Zombie Apocalypse? Oh, Well, It’s Not the End of the World

Jul 11, 2011 20:52

Everyone loves a good zombie apocalypse AU, right? Or story, if we’re talking origfic. After all, it’s a cool idea, inherently dramatic - our intrepid heroes trapped and desperate as they fight off hordes and hordes of monstrous, mindless, slavering, hungering, rotting mobile corpses -

Wait. Rewind that a bit. No, no, past there:

Rotting.

Okay, hold that thought. Now: how do you kill a zombie?

Answers vary - fire, various religious methods, cut off its head, et cetera. Most agree that the last works, though, or at the very least that caving in the brain will do it.
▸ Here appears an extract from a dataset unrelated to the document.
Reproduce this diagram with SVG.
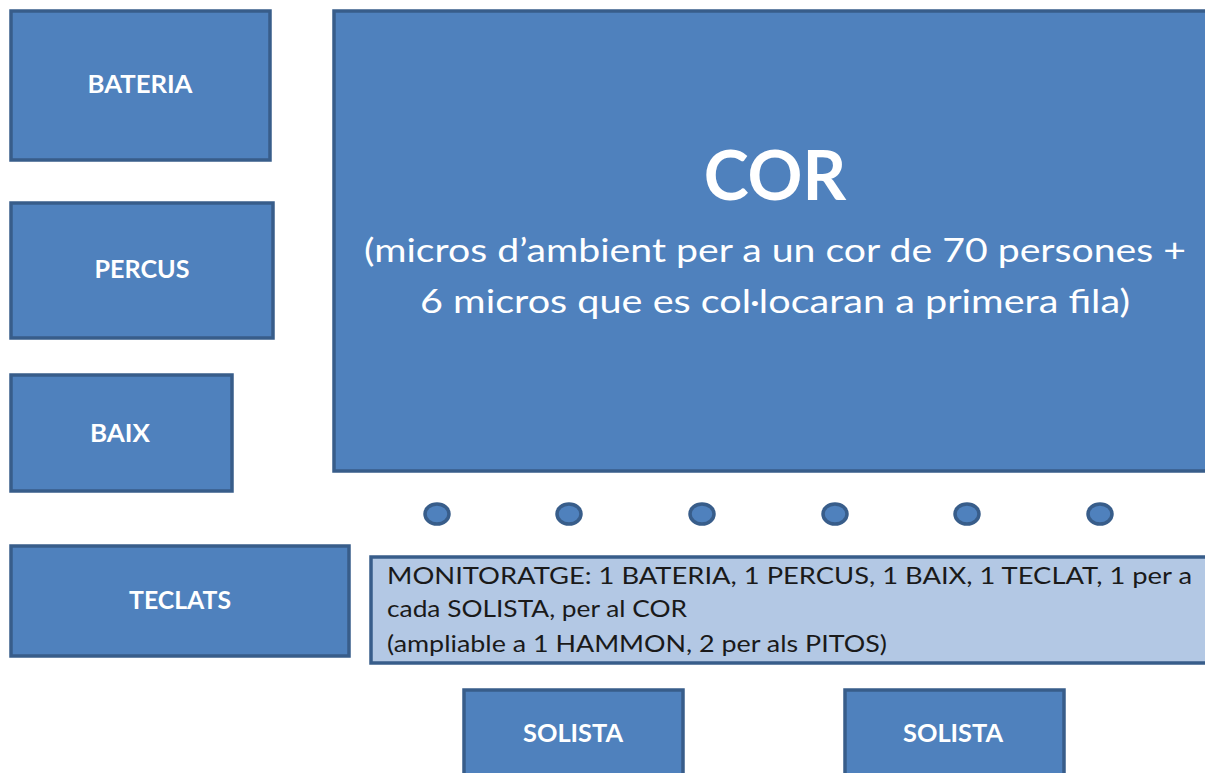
<svg xmlns="http://www.w3.org/2000/svg" width="1205" height="773" viewBox="0 0 1205 773">
<style>
.box{fill:#4F81BD;stroke:#385D8A;stroke-width:3.5}
.mon{fill:#B3C8E4;stroke:#385D8A;stroke-width:3.5}
.dot{fill:#4F81BD;stroke:#385D8A;stroke-width:3.5}
.lbl{font-family:Lato,"Open Sans","Liberation Sans",sans-serif;font-weight:bold;fill:#fff;text-anchor:middle;font-size:25px}
.cor{font-family:Lato,"Open Sans","Liberation Sans",sans-serif;fill:#fff;text-anchor:middle}
.mt{font-family:Lato,"Open Sans","Liberation Sans",sans-serif;fill:#1a1a1a;font-size:23px}
</style>
<rect width="1205" height="773" fill="#fff"/>
<g id="bateria"><rect class="box" x="11" y="11" width="259" height="149"/><text class="lbl" x="140" y="93" textLength="105" lengthAdjust="spacingAndGlyphs">BATERIA</text></g>
<g id="percus"><rect class="box" x="11" y="203" width="262" height="135"/><text class="lbl" x="142" y="278" textLength="95" lengthAdjust="spacingAndGlyphs">PERCUS</text></g>
<g id="baix"><rect class="box" x="11" y="375" width="221" height="116"/><text class="lbl" x="120" y="442" textLength="60" lengthAdjust="spacingAndGlyphs">BAIX</text></g>
<g id="teclats"><rect class="box" x="11" y="546" width="338" height="110"/><text class="lbl" x="180" y="609" textLength="102" lengthAdjust="spacingAndGlyphs">TECLATS</text></g>
<g id="cor"><rect class="box" x="334" y="11" width="880" height="460"/>
<text class="cor" x="775" y="200" font-size="68" font-weight="bold">COR</text>
<text class="cor" x="775" y="262" font-size="33" textLength="822" lengthAdjust="spacingAndGlyphs">(micros d’ambient per a un cor de 70 persones +</text>
<text class="cor" x="775" y="313" font-size="33" textLength="710" lengthAdjust="spacingAndGlyphs">6 micros que es col·locaran a primera fila)</text></g>
<g id="mics">
<ellipse class="dot" cx="437" cy="514" rx="12" ry="10"/>
<ellipse class="dot" cx="569" cy="514" rx="12" ry="10"/>
<ellipse class="dot" cx="702" cy="514" rx="12" ry="10"/>
<ellipse class="dot" cx="835" cy="514" rx="12" ry="10"/>
<ellipse class="dot" cx="967" cy="514" rx="12" ry="10"/>
<ellipse class="dot" cx="1100" cy="514" rx="12" ry="10"/>
</g>
<g id="monitoratge"><rect class="mon" x="371" y="557" width="845" height="106"/>
<text class="mt" x="387" y="584" textLength="805" lengthAdjust="spacingAndGlyphs">MONITORATGE: 1 BATERIA, 1 PERCUS, 1 BAIX,  1 TECLAT, 1 per a</text>
<text class="mt" x="387" y="617" textLength="300" lengthAdjust="spacingAndGlyphs">cada SOLISTA, per al COR</text>
<text class="mt" x="387" y="652" textLength="500" lengthAdjust="spacingAndGlyphs">(ampliable a 1 HAMMON, 2 per als PITOS)</text></g>
<g id="solista1"><rect class="box" x="464" y="690" width="219" height="100"/><text class="lbl" x="573" y="742" textLength="100" lengthAdjust="spacingAndGlyphs">SOLISTA</text></g>
<g id="solista2"><rect class="box" x="845" y="690" width="219" height="100"/><text class="lbl" x="953" y="742" textLength="100" lengthAdjust="spacingAndGlyphs">SOLISTA</text></g>
<g id="connectors"/>
</svg>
No more brain equals no more zombie, just a lump of now-harmless flesh. (Yeah, don’t eat it, don’t go near it, but it won’t jump up and eat you anymore.)

Okay, now back up to that thought you’re holding. Zombies are rotting. All of them - including that very vital brain. Shambling around will most likely not slow down this process, and many forms of zombie apocalypse don’t re-animate the normally dead, which means that they won’t be embalmed. Sure, some variants of the virus that cause zombies to exist will also slow down decomposition, but they can only do so by so much. After all, they aren’t very good zombies if they aren’t rotting.

Say the embalmed come back to semi-life. Say the virus slows decomposition. Say the infection takes a while to spread around the globe. I’d still say that within ten years at the absolute outset - with a little luck, maybe within less than one -  every last zombie will have rotted to a pile of bones.

Survivors, the world is yours. And given that your apocalypse was zombies rather than bombs or war, then there’s probably a fair bit left - buildings, roads, cars, et cetera. Is society as we knew it going to be immediately restored? If we got the the apocalypse stage, then eh, probably not. Is the human race as a whole fucked? It depends on the numbers of survivors - I don’t know enough about genetics to say how many you’d need - but I’d put my money on a bounce-back, there. Even if not, said survivors might just have a decent while left to live and find each other, might even be happy. And the rest of our planet’s flora and fauna, well, according to the rules of most zombie viruses then they’re fine. (They kind of have to be - imagine if you had to worry about zombie bugs. Or even mice. You ever try to keep mice out of a
place when they really want to be in there?) Who knows, the bears or the dolphins might develop sentience.

I still don’t want to look out my window and see zombies, but I don’t think it would be the sign that it’s time for the species to throw in the towel.